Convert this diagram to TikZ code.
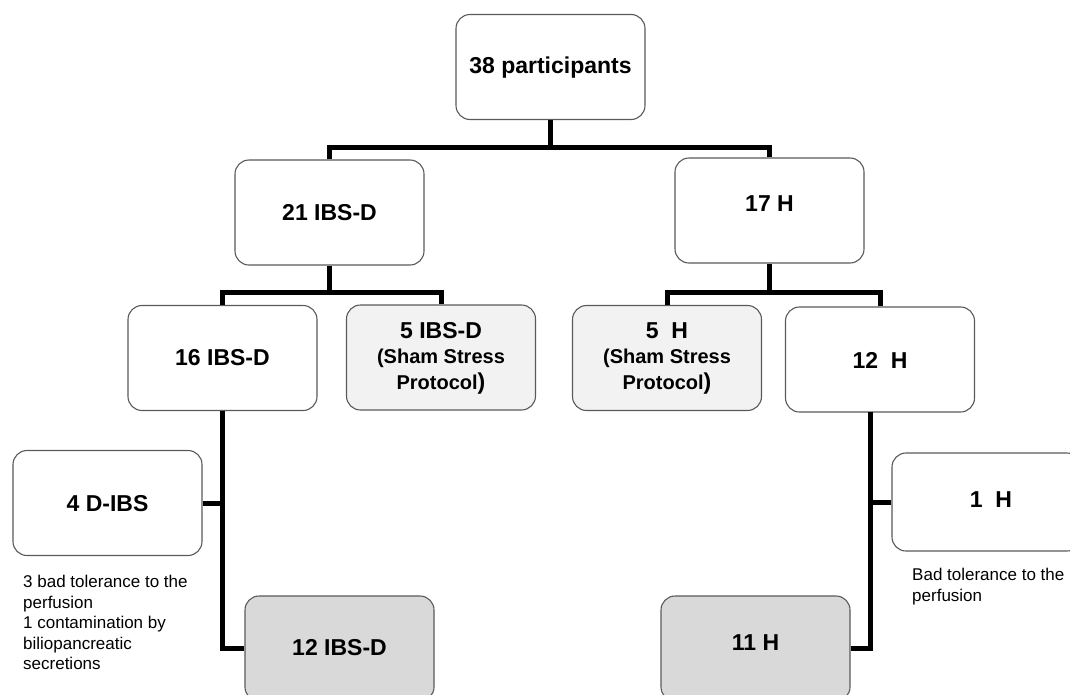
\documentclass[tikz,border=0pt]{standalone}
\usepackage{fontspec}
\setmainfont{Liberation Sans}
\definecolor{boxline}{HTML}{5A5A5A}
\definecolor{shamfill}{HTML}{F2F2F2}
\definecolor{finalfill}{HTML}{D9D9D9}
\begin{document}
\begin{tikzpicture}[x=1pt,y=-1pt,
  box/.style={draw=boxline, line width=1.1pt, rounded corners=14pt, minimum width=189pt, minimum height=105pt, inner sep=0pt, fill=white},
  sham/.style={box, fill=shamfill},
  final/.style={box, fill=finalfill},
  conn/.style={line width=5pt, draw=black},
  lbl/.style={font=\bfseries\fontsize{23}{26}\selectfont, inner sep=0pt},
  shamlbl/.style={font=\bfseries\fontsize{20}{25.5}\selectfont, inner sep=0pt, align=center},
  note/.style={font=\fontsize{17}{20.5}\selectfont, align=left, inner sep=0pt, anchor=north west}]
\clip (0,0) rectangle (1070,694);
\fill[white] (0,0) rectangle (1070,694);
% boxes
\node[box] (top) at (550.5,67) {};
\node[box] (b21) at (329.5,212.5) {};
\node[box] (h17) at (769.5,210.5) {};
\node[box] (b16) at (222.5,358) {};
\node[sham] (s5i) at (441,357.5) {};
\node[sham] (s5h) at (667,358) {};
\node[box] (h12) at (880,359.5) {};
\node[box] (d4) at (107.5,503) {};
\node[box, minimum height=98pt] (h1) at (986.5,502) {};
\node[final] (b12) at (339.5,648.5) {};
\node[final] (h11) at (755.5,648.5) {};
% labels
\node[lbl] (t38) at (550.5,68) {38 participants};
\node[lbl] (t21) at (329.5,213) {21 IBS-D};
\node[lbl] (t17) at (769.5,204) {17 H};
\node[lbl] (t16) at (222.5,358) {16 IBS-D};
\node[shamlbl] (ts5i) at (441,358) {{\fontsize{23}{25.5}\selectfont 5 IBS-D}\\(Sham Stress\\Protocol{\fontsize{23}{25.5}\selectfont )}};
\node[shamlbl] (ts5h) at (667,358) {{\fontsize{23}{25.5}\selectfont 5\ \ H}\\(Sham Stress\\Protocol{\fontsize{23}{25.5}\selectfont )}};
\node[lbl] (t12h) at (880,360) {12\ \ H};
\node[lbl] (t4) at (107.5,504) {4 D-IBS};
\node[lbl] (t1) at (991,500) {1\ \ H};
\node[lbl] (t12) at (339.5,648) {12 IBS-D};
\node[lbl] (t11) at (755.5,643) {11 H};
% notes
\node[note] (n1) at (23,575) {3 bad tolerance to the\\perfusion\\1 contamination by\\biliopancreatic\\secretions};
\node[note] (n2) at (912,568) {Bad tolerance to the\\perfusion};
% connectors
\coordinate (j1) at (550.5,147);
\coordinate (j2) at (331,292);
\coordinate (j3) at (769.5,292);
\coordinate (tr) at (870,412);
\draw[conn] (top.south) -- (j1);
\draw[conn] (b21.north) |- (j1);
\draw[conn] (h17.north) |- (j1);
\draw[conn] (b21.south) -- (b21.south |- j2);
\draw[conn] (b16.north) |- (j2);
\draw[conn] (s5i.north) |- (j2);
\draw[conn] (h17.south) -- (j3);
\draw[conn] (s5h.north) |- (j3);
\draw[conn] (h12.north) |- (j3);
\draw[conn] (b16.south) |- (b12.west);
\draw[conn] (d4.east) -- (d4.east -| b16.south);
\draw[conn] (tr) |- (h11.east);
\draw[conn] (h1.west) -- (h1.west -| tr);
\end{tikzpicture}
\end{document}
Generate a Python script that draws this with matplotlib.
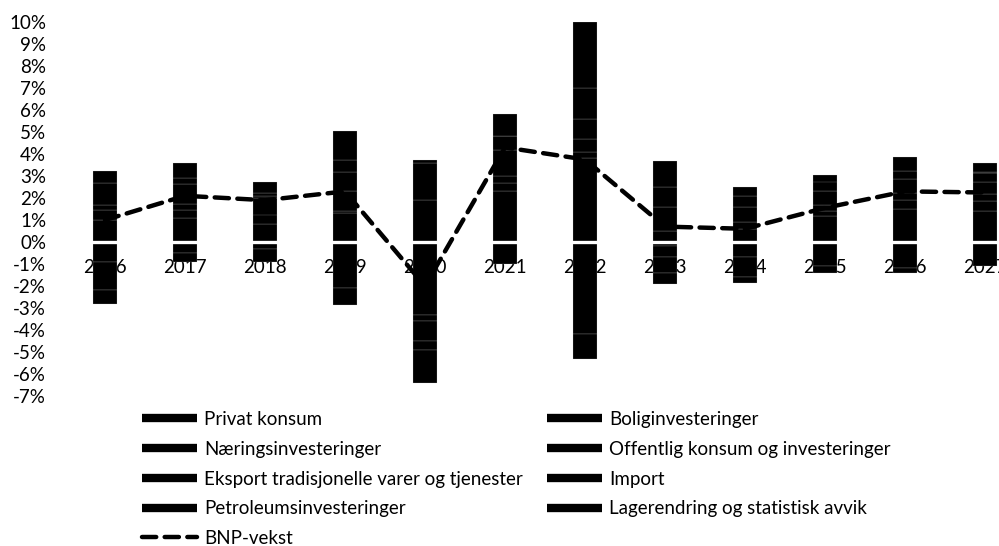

= = =

Description of the task
Copy all lines of the material above where the string "this" occurs.

Result
Convert this diagram to TikZ code.
Generate a Python script that draws this with matplotlib.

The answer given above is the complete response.